27 June 2007

Berlzebub was WRONG: I AM a gigantic idiot

In a recent post, I described in detail why I'm stupid: I forgot my safety boots, hard hat, and safety vest at work when I went to a site visit ~1 hour drive away; I had two sets of drawings authorized by me that conflicted with each other; and to top it off, I locked my keys in my trunk. Berlzebub was nice and wrote this:
Take it from someone who's been there, almost identically. You are not a gigantic idiot. You were just having a bad day.
That's very kind and understanding of him; however, it's also dead wrong.

I am a gigantic idiot. Want more proof?

I was leaving the office Tuesday evening. As I was walking down the front steps (there are 5 of them) I glanced over my shoulder to see how busy the nearby park was, as I was thinking of kicking back and reading outside for a bit. In that instant, my new shoes (which are somewhat clunkier than my old shoes) dragged on the concrete step, causing me to lose my balance. I tripped - more like toppled - straight over from the next-to-top step, and, without time to think of anything more than, "uh-oh," fell flat on my right shoulder, barely avoiding cracking my head on the sidewalk.

After laying there for a moment or two stunned and in a not unsubstantial amount of pain, I swore loudly and dragged myself off the ground. I realized that I had whacked my right wrist pretty hard on the concrete, likely spraining it, bruised my right shoulder and left knee, and made a substantial tear in my new pants. That part really pissed me off. When I say new, I mean new; this was only my second time wearing them, and my keys had ripped a series of holes up the right thigh.

If I've done the math correctly, my downward velocity at impact was about 25 km/h, which is pretty fast - especially when you aren't expecting it. Plus, concrete is pretty damned hard. I lucked out that I wasn't more seriously hurt, though my wrist is still bothering me. More than that, I further lucked out in that I was leaving 15 minutes early so I could pick up some documents from a nearby office before they closed, therefore absolutely nobody saw me make a giant fool of myself.

Strange thing is, other than ruining my wrist/pants, I think the whole experience was hilarious - I was laughing out loud at myself for the rest of the day) - and I don't think I would change the event if I could.
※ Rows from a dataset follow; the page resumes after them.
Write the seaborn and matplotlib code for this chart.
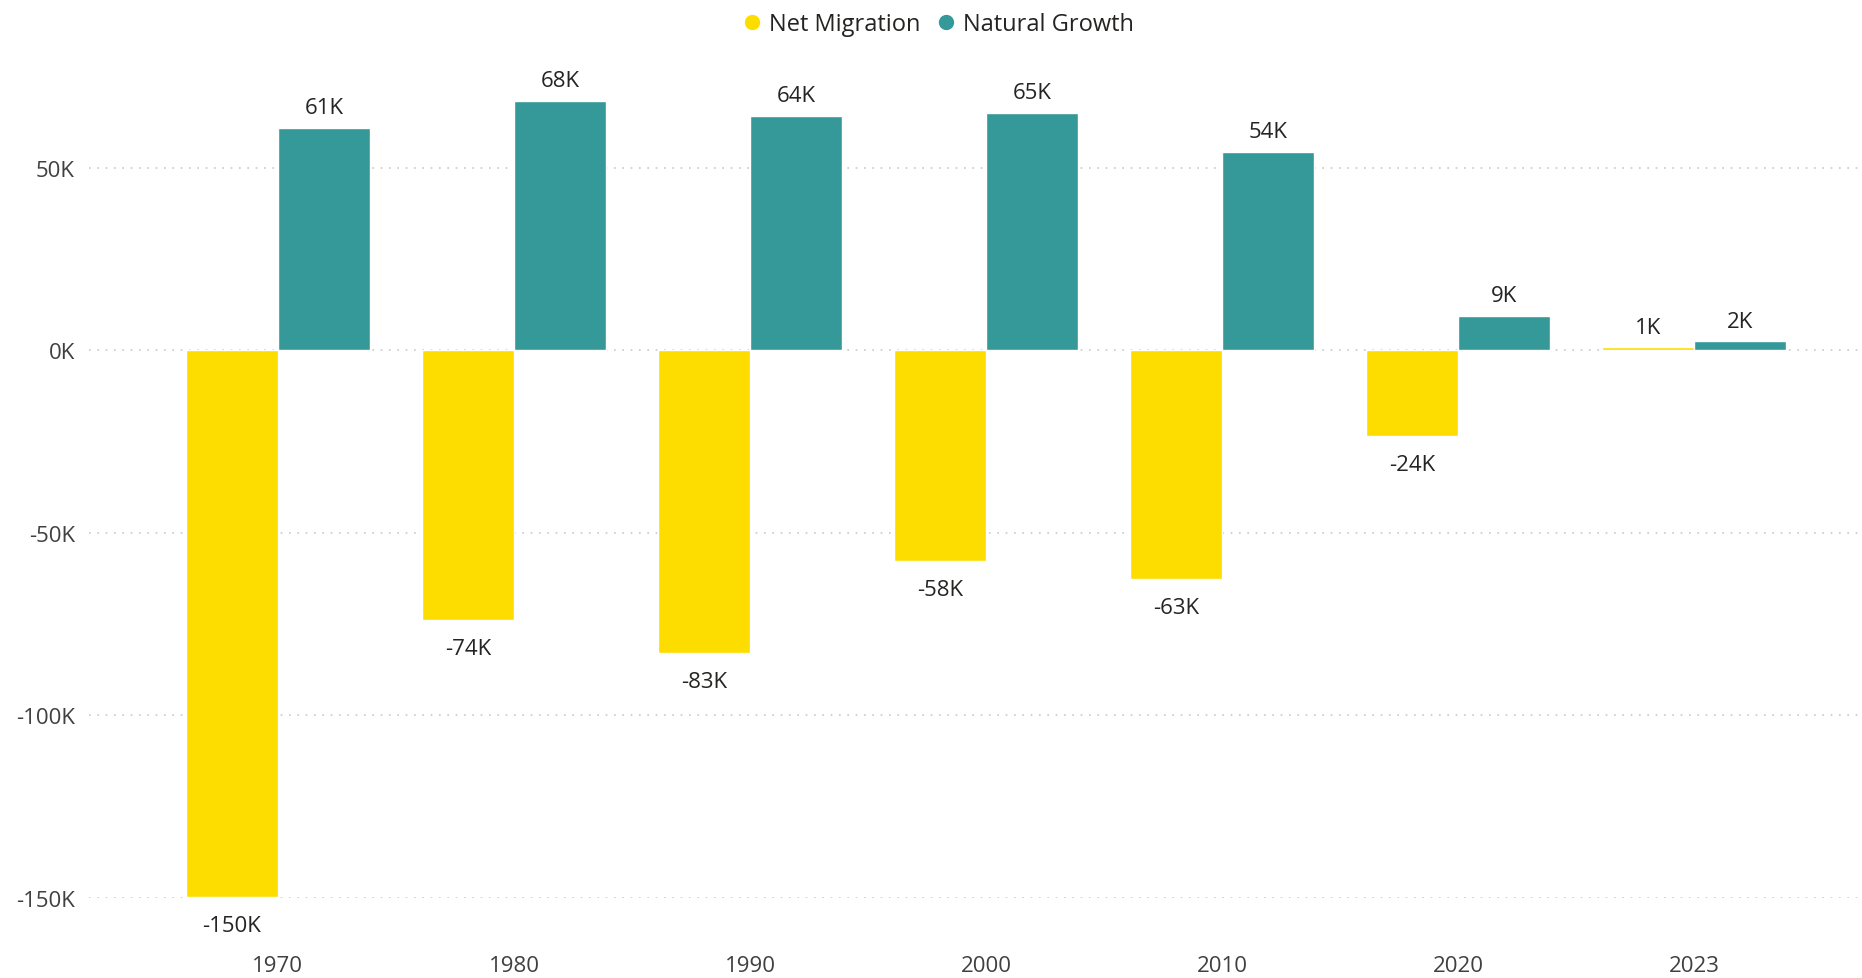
import pandas as pd
import matplotlib.pyplot as plt
import seaborn as sns
from matplotlib.lines import Line2D

years = ['1970', '1980', '1990', '2000', '2010', '2020', '2023']
net_migration = [-149800, -73800, -82900, -57600, -62700, -23600, 800]
natural_growth = [60800, 68200, 64100, 65000, 54300, 9300, 2400]
series = ['Net Migration', 'Natural Growth']
colors = ['#FDDD00', '#35999A']

df = pd.DataFrame({
    'year': years * 2,
    'series': [series[0]] * len(years) + [series[1]] * len(years),
    'value': net_migration + natural_growth,
})

sns.set_theme(style='white')
plt.rcParams['font.family'] = ['Open Sans', 'DejaVu Sans']

fig = plt.figure(figsize=(18.62, 9.79), dpi=100)
ax = fig.add_axes([89 / 1862, 1 - 899 / 979, 1 - 89 / 1862, (899 - 59) / 979])

sns.barplot(data=df, x='year', y='value', hue='series', palette=colors,
            width=0.78, saturation=1, ax=ax, legend=False)

ax.set_ylim(-150000, 80000)
ax.set_xlim(-0.80, 6.71)
ax.set_yticks([-150000, -100000, -50000, 0, 50000])
ax.set_yticklabels([f'{int(t / 1000)}K' for t in ax.get_yticks()])
ax.set_xlabel('')
ax.set_ylabel('')
ax.yaxis.grid(True, linestyle=(0, (1, 4)), color='#C8C8C8', linewidth=1.2)
ax.set_axisbelow(True)
for s in ax.spines.values():
    s.set_visible(False)
ax.tick_params(axis='x', length=0, pad=41, labelsize=16, labelcolor='#404040')
ax.tick_params(axis='y', length=0, pad=10, labelsize=16, labelcolor='#404040')

# data labels
for cont in ax.containers:
    for bar in cont:
        v = bar.get_height()
        x = bar.get_x() + bar.get_width() / 2
        lab = f'{round(v / 1000)}K'
        if v >= 0:
            ax.annotate(lab, (x, v), xytext=(0, 7), textcoords='offset points',
                        ha='center', va='bottom', fontsize=16, color='#252423')
        else:
            ax.annotate(lab, (x, v), xytext=(0, -13), textcoords='offset points',
                        ha='center', va='top', fontsize=16, color='#252423')

handles = [Line2D([], [], marker='o', linestyle='', markersize=10, color=c) for c in colors]
fig.legend(handles, series, loc='upper center', bbox_to_anchor=(0.5, 1.008), ncol=2,
           frameon=False, fontsize=17, handletextpad=-0.3, columnspacing=0.1,
           labelcolor='#252423')

fig.savefig('out.png', dpi=100)
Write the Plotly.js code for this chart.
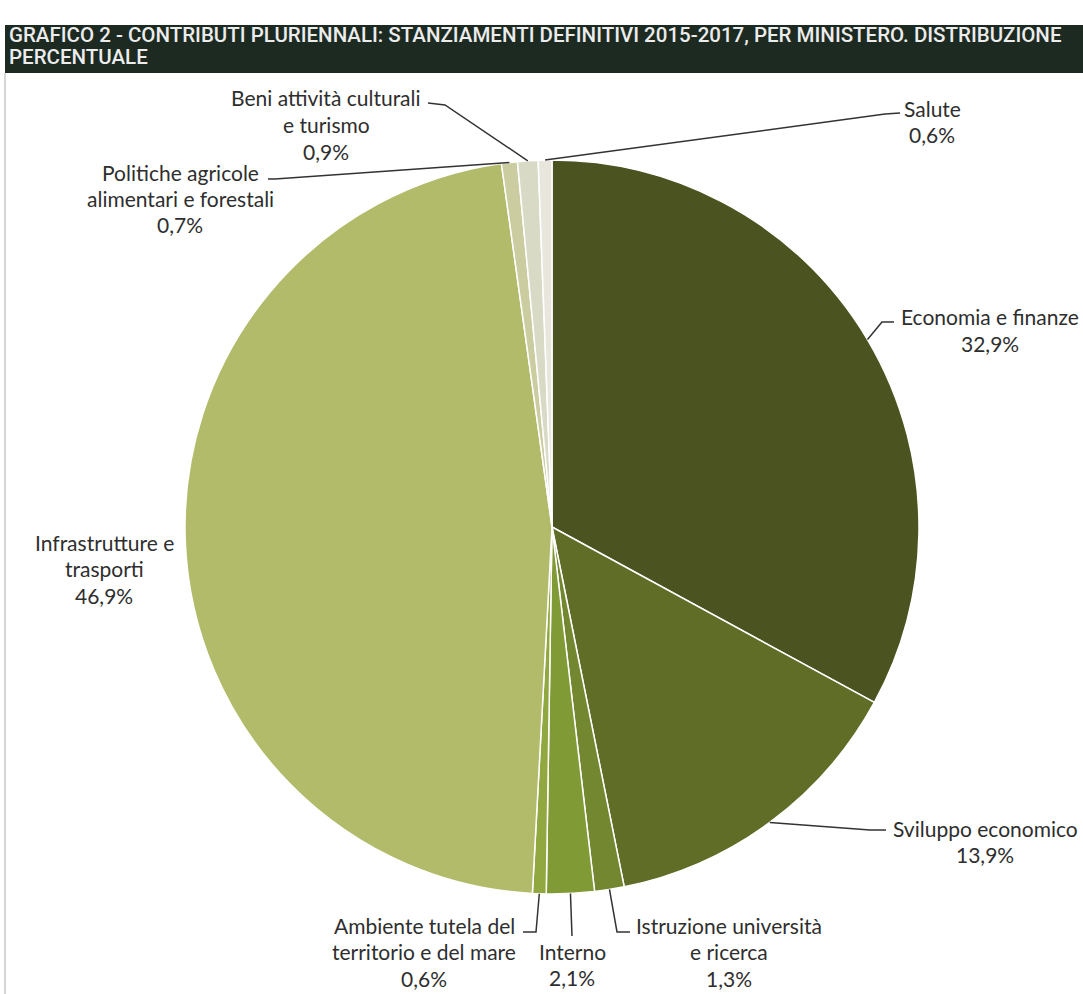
<!DOCTYPE html>
<html>
<head>
<meta charset="utf-8">
<script src="https://cdn.plot.ly/plotly-3.0.1.min.js"></script>
<style>html,body{margin:0;padding:0;background:#fff;}</style>
</head>
<body>
<div id="chart" style="width:1083px;height:994px;"></div>
<script>
const categories = ['Economia e finanze','Sviluppo economico','Istruzione università e ricerca','Interno','Ambiente tutela del territorio e del mare','Infrastrutture e trasporti','Politiche agricole alimentari e forestali','Beni attività culturali e turismo','Salute'];
const values = [32.9, 13.9, 1.3, 2.1, 0.6, 46.9, 0.7, 0.9, 0.6];
const labelLines = [['Economia e finanze'],['Sviluppo economico'],['Istruzione università','e ricerca'],['Interno'],['Ambiente tutela del','territorio e del mare'],['Infrastrutture e','trasporti'],['Politiche agricole','alimentari e forestali'],['Beni attività culturali','e turismo'],['Salute']];
const titleLines = ['GRAFICO 2 - CONTRIBUTI PLURIENNALI: STANZIAMENTI DEFINITIVI 2015-2017, PER MINISTERO. DISTRIBUZIONE','PERCENTUALE'];

// styles / layout (pixels)
const W = 1083, H = 994;
const colors = ['#4b5420','#5f6d27','#72872f','#809a35','#90a83f','#b2bb6a','#cbcc9f','#d9dac6','#e9e7dd'];
const CX = 552, CY = 527, R = 367;
const labelPos = [
  {cx: 990,  y1: 317, path: [[882,322],[894,322]]},
  {cx: 985,  y1: 828, path: [[870,830],[886,830]]},
  {cx: 729,  y1: 925, path: [[617,932],[630,932]]},
  {cx: 572,  y1: 951, path: [[572,936]]},
  {cx: 424,  y1: 925, path: [[536,932],[523,932]]},
  {cx: 104,  y1: 542, path: null},
  {cx: 180,  y1: 172, path: [[275,179],[268,179]]},
  {cx: 326,  y1: 98,  path: [[445,105],[428,103]]},
  {cx: 932,  y1: 108, path: [[885,114],[900,113]]}
];
const LINE_H = 26.5;
const FONT = 'Lato, Open Sans, sans-serif';

const px = x => x / W;
const py = y => 1 - y / H;

const total = values.reduce((a, b) => a + b, 0);
const fmt = v => v.toFixed(1).replace('.', ',') + '%';

const annotations = [];
const shapes = [];

// title bar
shapes.push({type:'rect', xref:'paper', yref:'paper', x0:px(5), x1:px(1083), y0:py(73), y1:py(25), fillcolor:'#1c2a22', line:{width:0}, layer:'below'});
shapes.push({type:'line', xref:'paper', yref:'paper', x0:px(5), x1:px(5), y0:py(73), y1:py(994), line:{color:'#c8c8c8', width:1.5}});
titleLines.forEach((t, i) => {
  annotations.push({text:t, xref:'paper', yref:'paper', x:px(7), y:py(35 + i*22), xanchor:'left', yanchor:'middle', showarrow:false,
    font:{family:'Roboto, sans-serif', size:20.5, weight:500, color:'#ececec'}});
});

let cum = 0;
values.forEach((v, i) => {
  const mid = (cum + v / 2) / total * 2 * Math.PI;
  cum += v;
  const ex = CX + R * Math.sin(mid), ey = CY - R * Math.cos(mid);
  const lp = labelPos[i];
  const lines = labelLines[i].concat([fmt(v)]);
  lines.forEach((t, k) => {
    annotations.push({text:t, xref:'paper', yref:'paper', x:px(lp.cx), y:py(lp.y1 + LINE_H*k), xanchor:'center', yanchor:'middle', showarrow:false,
      font:{family:FONT, size:21, color:'#2e2e2e'}});
  });
  if (lp.path) {
    let d = 'M ' + px(ex) + ' ' + py(ey);
    lp.path.forEach(p => { d += ' L ' + px(p[0]) + ' ' + py(p[1]); });
    shapes.push({type:'path', xref:'paper', yref:'paper', path:d, line:{color:'#333333', width:1.5}});
  }
});

const trace = {
  type:'pie', values:values, labels:categories, sort:false, direction:'clockwise', rotation:0,
  textinfo:'none', hoverinfo:'label+percent',
  marker:{colors:colors, line:{color:'#ffffff', width:1.5}},
  domain:{x:[px(CX - R), px(CX + R)], y:[py(CY + R), py(CY - R)]}
};

const layout = {
  width:W, height:H, margin:{l:0, r:0, t:0, b:0}, showlegend:false,
  paper_bgcolor:'#ffffff', plot_bgcolor:'#ffffff',
  shapes:shapes, annotations:annotations
};

Plotly.newPlot('chart', [trace], layout, {displayModeBar:false, staticPlot:true});
</script>
</body>
</html>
Maybe I did crack my head on the pavement afterall and just don't remember?



At June 27, 2007 9:40 p.m., Anonymous Anonymous said...

Porrasturvat - Stair Dismount!


At June 28, 2007 9:06 a.m., Blogger Carlo said...

In case you were not aware, you can follow this link to the 'Dismount' games (mentioned above) and model your catastrophic stumble to your heart's content! Hilarity shall ensue...

But seriously though, I'v done worse on busy streets. I was coming out of the dentist's office and tripped over the sign in the parking lot, leading to a face-plant in a puddle of mud... at the corner of one of the busiest intersections in Hamilton. Everyone saw me... I ruined a pair of shoes AND gouged a nice cut into my foot.

Get the wrist checked though, a minor fracture that heals improperly can lead to pain for life.

At June 28, 2007 9:12 a.m., Blogger Necator said...

Get the wrist checked though, a minor fracture that heals improperly can lead to pain for life.

...And difficulty wanking.

At June 28, 2007 12:41 p.m., Blogger King Aardvark said...

I am fully aware of the Dismount games. I spent far too much time in the summer of '03 playing those. It's almost as fun in real life;-)

In a snowstorm, I was walking with my head down so I wouldn't freeze my face, but the downside is you can't see anything either. I walked right into a road sign (I think it was "children playing" or "crosswalk" or some damn thing like that). That's pretty embarrassing.

I probably will get my wrist checked out if it doesn't get better by tomorrow. It feels pretty good right now, but I can't twist my palm too far from its "at rest" position without it starting to hurt.

Thanks, necator. All class...

At June 28, 2007 3:41 p.m., Blogger Stew said...

You are a gigantic idiot.

(close your eyes and imagine you are Stimpy. now imagine Ren shouting at you: "You stupid idiot! You filthy worm! You bloated sack! "

At June 29, 2007 12:19 p.m., Blogger CHADMAC said...

Take my word on it.....follow Carlo's advice and get the wrist checked. I sprained my wrist years ago and didn't take proper care of it and now it still bothers me to this day.

At July 02, 2007 3:33 p.m., Blogger Berlzebub said...

It appears that I stand corrected.

*In the bully from the Simpsons voice* HA Ha!

Now, take everyones advice and get your wrist checked. Trying to avoid carpal tunnel is bad enough, you don't want to have to deal with additional damage, too.

At July 03, 2007 12:51 p.m., Blogger King Aardvark said...

I got the wrist checked out. It doesn't appear to be particularly bad. No break. Doctor says that it should heal ok if I don't ruin it more myself.

Right now it still hurts a bit if I twist my forearm or put a lot of weight on it. Other than that it's fine.